Stefaanhess · August 23, 2018, 2:16pm

I am trying to use an update scheme for the moving average of the batch normalization in my model. Does anyone have an idea how to achive this?
Here is a snippet of my network:

for subnetwork in ['h_net', 'o_net', 'c_net']:
    setattr(self, subnetwork, nn.Sequential(nn.Linear(input_dim, 80),
                                            nn.ReLU(),
                                            nn.Batchnorm1d(80),
                                            nn.Linear(80, 40),
                                            nn.ReLU(),
                                            nn.BatchNorm(40),
                                            nn.Linear(40, 1),
                                            nn.ReLU()))

In the end I sum up the results of the different subnetworks.

ptrblck · August 23, 2018, 3:49pm

Could you explain your use case a bit more as I’m not sure to understand it completely.
Currently you have three subnetworks using BatchNorm layers.
Would you like to change the update of the running averages, i.e. mean and std?
Or would you like to average the running averages of your three subnetworks somehow?

Stefaanhess · August 23, 2018, 4:06pm

I want to change the update of the running averages according to a * b**(x/c), where a, b, c are choosen and x is the learning epoch. So at the end of every epoch I want to set the running averages.
Here is the a quote from the paper that I try to implement:
“If Batch Normalization is used, the parameter for moving average will be a * b**(x/c)”

ptrblck · August 23, 2018, 5:11pm

Your formula a*b**(epoch/c) would therefore be the momentum term?
I.e. your running stats would be updated for each batch as:

momentum = a * b**(epoch/c)
x_new_running = (1 - momentum) * x_running + momentum * x_new_observed

Stefaanhess · August 28, 2018, 11:29am

Thanks for your reply!
I tried to update the momentum with the following code:

        for subnetwork in self.children():
            for layer in subnetwork.children():
                if type(layer) == torch.nn.BatchNorm1d:
                    layer.momentum = a * b**(self.epoch/c)

which seems to work.

len · April 10, 2019, 9:43pm

@Stefaanhess, depending on your network structure, your code might not work.
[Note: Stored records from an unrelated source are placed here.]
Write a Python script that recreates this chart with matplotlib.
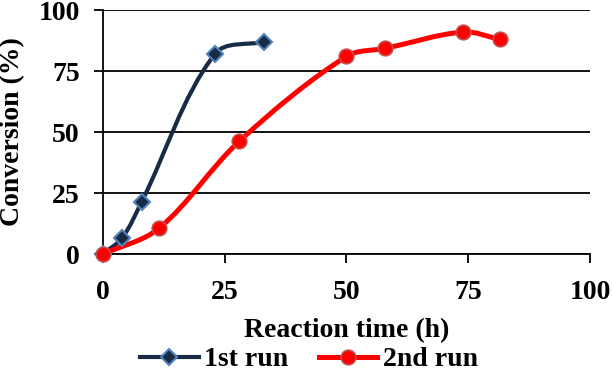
import numpy as np
import matplotlib.pyplot as plt
from matplotlib.path import Path
from matplotlib.patches import PathPatch
from matplotlib.lines import Line2D

plt.rcParams['font.family'] = 'Liberation Serif'
plt.rcParams['font.weight'] = 'bold'

run1_t = [0, 4, 8, 23, 33]
run1_conv = [0, 6.7, 21.5, 82, 87]
run2_t = [0, 11.5, 28, 50, 58, 74, 81.5]
run2_conv = [0, 10.5, 46.2, 81, 84.3, 91, 88]

navy = '#172B45'
navy_edge = '#4F81BD'
red = '#FF0000'
red_edge = '#C0504D'

# rough pixel scale of the axes, so smoothing works in screen space
SX, SY = 4.87, 2.44


def smooth_path(x, y):
    # Excel-like smoothed line: bezier with tangents from neighbours,
    # handle length a third of each segment
    pts = np.column_stack([np.asarray(x, float) * SX, np.asarray(y, float) * SY])
    n = len(pts)
    tang = []
    for i in range(n):
        a = pts[max(i - 1, 0)]
        b = pts[min(i + 1, n - 1)]
        d = b - a
        tang.append(d / np.hypot(*d))
    verts = [pts[0]]
    codes = [Path.MOVETO]
    for i in range(n - 1):
        p1, p2 = pts[i], pts[i + 1]
        L = np.hypot(*(p2 - p1)) / 3
        verts += [p1 + tang[i] * L, p2 - tang[i + 1] * L, p2]
        codes += [Path.CURVE4] * 3
    verts = np.array(verts) / [SX, SY]
    return Path(verts, codes)


fig = plt.figure(figsize=(6.12, 3.72), dpi=100)
ax = fig.add_axes([0.168, 0.317, 0.796, 0.656])

ax.add_patch(PathPatch(smooth_path(run1_t, run1_conv), fill=False,
                       edgecolor=navy, lw=3, zorder=3))
ax.add_patch(PathPatch(smooth_path(run2_t, run2_conv), fill=False,
                       edgecolor=red, lw=3.6, zorder=3))
ax.plot(run1_t, run1_conv, ls='none', marker='D', ms=8.5, mfc=navy,
        mec=navy_edge, mew=1.5, zorder=4, clip_on=False)
ax.plot(run2_t, run2_conv, ls='none', marker='o', ms=10.5, mfc=red,
        mec=red_edge, mew=1.2, zorder=4, clip_on=False)

ax.set_xlim(0, 100)
ax.set_ylim(0, 100)
ax.set_xticks([0, 25, 50, 75, 100])
ax.set_yticks([0, 25, 50, 75, 100])
ax.grid(axis='y', color='black', lw=1.3)
ax.set_axisbelow(True)
for s in ['top', 'right']:
    ax.spines[s].set_visible(False)
for s in ['left', 'bottom']:
    ax.spines[s].set_linewidth(1.3)
ax.tick_params(axis='x', length=6.5, width=1.3, labelsize=20, pad=12)
ax.tick_params(axis='y', length=6.5, width=1.3, labelsize=20, pad=10)
for lab in ax.get_xticklabels() + ax.get_yticklabels():
    lab.set_fontweight('bold')

fig.text(0.566, 0.095, 'Reaction time (h)', fontsize=20, fontweight='bold',
         ha='center', va='baseline')
fig.text(0.0, 0.645, 'Conversion (%)', fontsize=20, fontweight='bold',
         rotation=90, ha='left', va='center')

handles = [
    Line2D([], [], color=navy, lw=3, marker='D', ms=8.5, mfc=navy,
           mec=navy_edge, mew=1.5),
    Line2D([], [], color=red, lw=3.6, marker='o', ms=10.5, mfc=red,
           mec=red_edge, mew=1.2),
]
fig.legend(handles, ['1st run', '2nd run'], loc='lower center',
           bbox_to_anchor=(0.505, -0.038), ncol=2, frameon=False,
           prop={'size': 20, 'weight': 'bold'}, handlelength=2.1,
           handletextpad=0.2, columnspacing=1.1, borderpad=0.0)

fig.savefig('out.png', dpi=100)
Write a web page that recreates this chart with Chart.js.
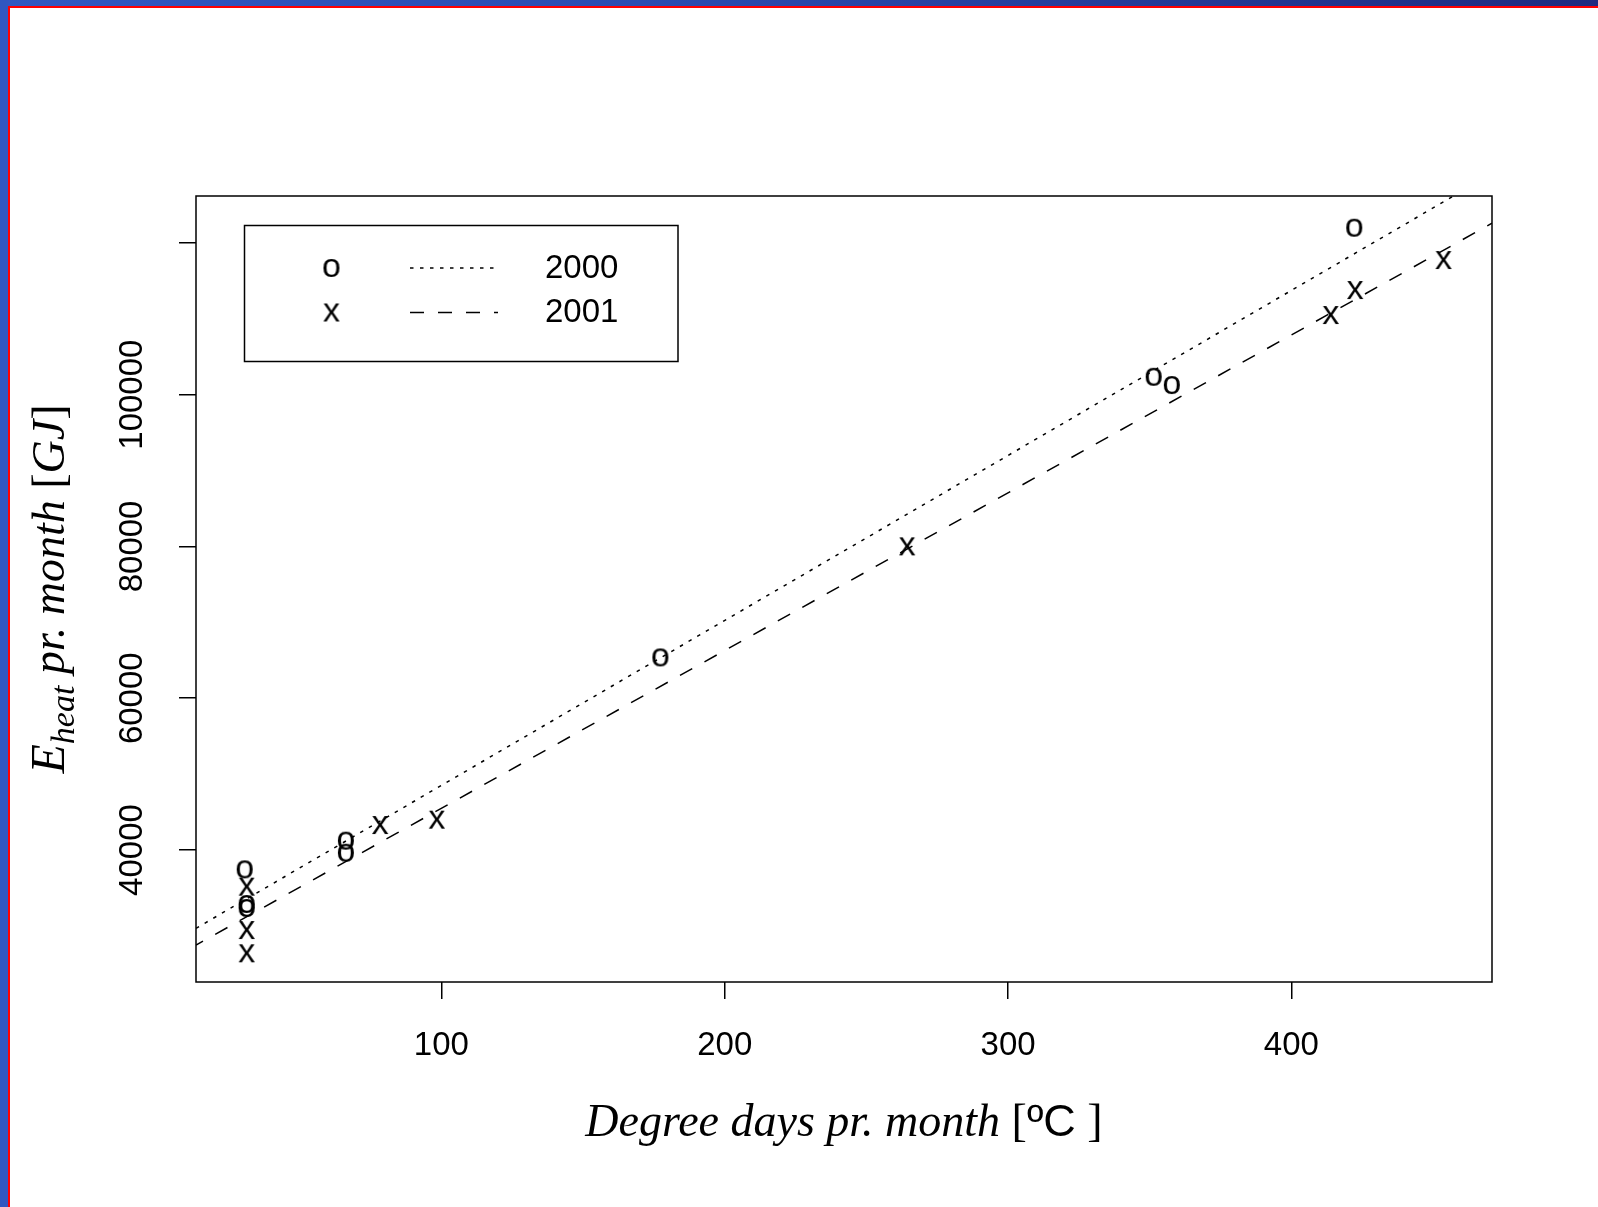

For example, if the children of layer have children with batch norm children, you will never touch them.

I use this to recursively search for all batch norm children to update:

def recursive_batch_norm_update(child):
    
    if type(child) == torch.nn.BatchNorm1d:
        child.momentum = a * b**(self.epoch/c)
        return
    
    for children in child.children():
        lowest_child = recursive_layer(children)
    
    return

then just call

recursive_batch_norm_update(network)

MariosOreo · April 11, 2019, 5:48am

I think model.modules() will also work. It search sub_modules recursively.